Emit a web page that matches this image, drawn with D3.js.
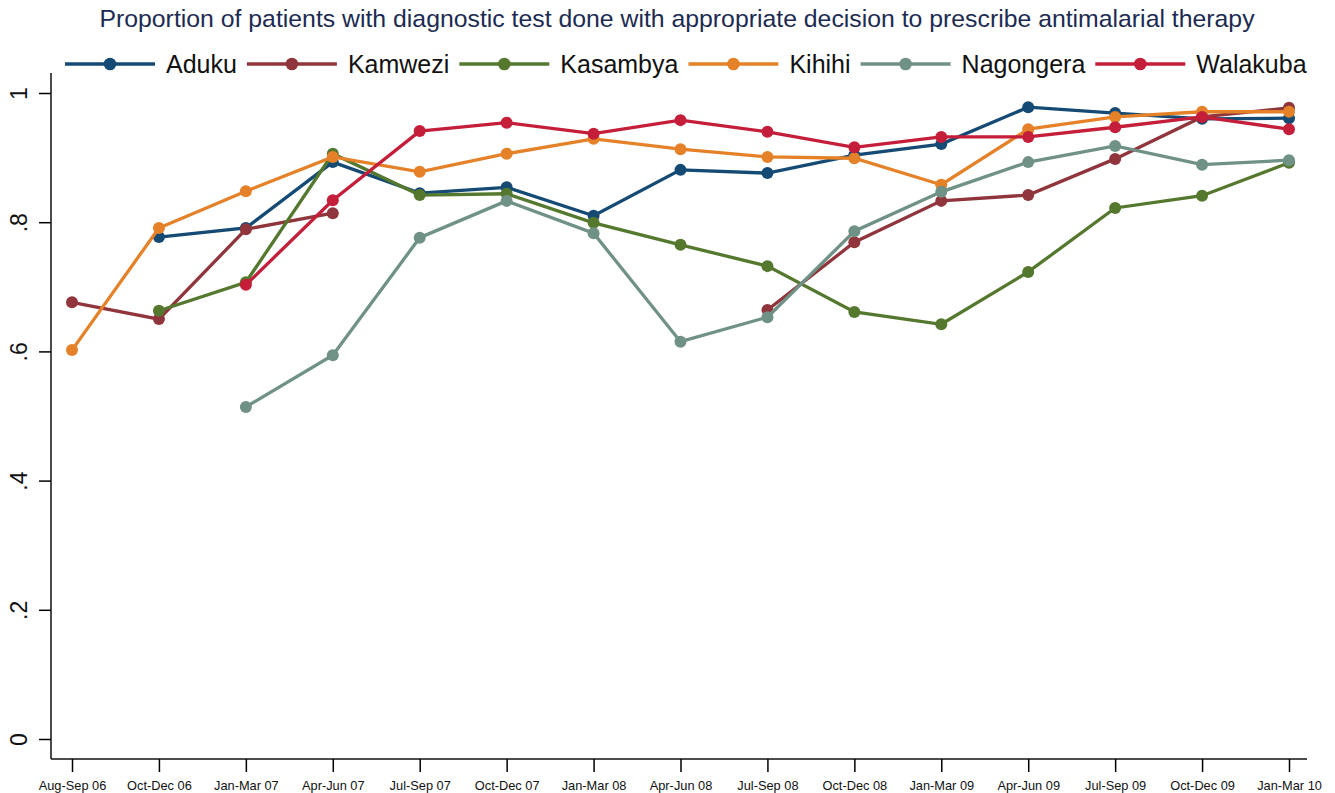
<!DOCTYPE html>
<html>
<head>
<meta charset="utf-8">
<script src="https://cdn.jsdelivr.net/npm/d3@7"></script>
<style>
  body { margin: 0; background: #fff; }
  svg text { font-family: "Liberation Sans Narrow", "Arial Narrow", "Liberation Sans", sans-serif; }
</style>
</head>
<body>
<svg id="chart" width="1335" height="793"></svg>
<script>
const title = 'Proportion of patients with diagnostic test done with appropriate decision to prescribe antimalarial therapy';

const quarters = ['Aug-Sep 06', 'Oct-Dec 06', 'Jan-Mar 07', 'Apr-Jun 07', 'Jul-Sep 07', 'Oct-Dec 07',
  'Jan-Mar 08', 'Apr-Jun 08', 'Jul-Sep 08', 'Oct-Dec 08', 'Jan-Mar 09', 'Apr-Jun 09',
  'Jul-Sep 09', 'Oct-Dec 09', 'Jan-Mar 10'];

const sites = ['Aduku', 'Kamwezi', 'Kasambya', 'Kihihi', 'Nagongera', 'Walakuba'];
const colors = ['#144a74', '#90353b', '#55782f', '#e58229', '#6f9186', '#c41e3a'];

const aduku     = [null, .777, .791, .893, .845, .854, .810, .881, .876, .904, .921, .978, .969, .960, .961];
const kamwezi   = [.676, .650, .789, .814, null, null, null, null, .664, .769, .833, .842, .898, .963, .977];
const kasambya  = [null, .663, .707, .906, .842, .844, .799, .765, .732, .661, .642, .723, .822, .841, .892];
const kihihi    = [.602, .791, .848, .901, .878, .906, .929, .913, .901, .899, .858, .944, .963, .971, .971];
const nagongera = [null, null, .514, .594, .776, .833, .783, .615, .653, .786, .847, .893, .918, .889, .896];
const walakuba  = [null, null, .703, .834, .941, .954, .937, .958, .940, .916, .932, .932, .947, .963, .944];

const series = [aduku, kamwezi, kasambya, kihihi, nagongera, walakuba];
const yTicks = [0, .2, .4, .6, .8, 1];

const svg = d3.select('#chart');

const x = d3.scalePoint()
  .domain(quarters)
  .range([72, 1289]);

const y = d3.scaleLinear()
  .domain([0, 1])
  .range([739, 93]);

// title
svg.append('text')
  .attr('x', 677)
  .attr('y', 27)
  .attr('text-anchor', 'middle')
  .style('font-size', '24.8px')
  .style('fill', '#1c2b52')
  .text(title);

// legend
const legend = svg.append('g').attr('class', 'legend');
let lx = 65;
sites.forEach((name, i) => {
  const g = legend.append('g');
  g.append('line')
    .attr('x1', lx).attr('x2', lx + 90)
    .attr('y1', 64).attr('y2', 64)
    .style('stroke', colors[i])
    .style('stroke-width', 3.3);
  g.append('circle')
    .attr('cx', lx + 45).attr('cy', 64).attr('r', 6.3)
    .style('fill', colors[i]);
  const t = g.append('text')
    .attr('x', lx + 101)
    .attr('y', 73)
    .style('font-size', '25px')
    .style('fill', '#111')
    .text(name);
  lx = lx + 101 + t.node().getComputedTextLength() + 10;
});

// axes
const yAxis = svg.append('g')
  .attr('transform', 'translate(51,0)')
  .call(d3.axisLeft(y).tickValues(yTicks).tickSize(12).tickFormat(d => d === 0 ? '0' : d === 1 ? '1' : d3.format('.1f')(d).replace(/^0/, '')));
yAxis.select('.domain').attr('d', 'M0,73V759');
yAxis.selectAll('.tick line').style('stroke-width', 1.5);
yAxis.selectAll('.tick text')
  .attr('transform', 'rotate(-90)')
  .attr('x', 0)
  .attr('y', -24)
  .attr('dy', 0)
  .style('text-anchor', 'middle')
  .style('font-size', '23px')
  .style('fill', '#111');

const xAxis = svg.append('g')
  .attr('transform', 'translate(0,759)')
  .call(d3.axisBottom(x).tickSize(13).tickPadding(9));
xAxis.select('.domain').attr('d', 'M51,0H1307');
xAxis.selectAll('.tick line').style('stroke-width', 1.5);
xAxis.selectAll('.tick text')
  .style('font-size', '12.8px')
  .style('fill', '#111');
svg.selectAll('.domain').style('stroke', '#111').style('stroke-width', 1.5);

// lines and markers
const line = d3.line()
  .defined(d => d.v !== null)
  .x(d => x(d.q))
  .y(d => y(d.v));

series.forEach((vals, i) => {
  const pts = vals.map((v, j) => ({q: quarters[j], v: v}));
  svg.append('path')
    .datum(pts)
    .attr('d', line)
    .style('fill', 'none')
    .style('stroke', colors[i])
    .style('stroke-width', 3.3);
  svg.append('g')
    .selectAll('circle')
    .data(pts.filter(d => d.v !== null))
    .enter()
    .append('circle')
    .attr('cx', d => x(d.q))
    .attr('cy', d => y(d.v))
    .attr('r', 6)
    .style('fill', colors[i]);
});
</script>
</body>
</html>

(CHALLENGE):
Pull every line containing the word "with" out of the material and copy it.

(WRITTEN RESPONSE):
Emit a web page that matches this image, drawn with D3.js.
const title = 'Proportion of patients with diagnostic test done with appropriate decision to prescribe antimalarial therapy';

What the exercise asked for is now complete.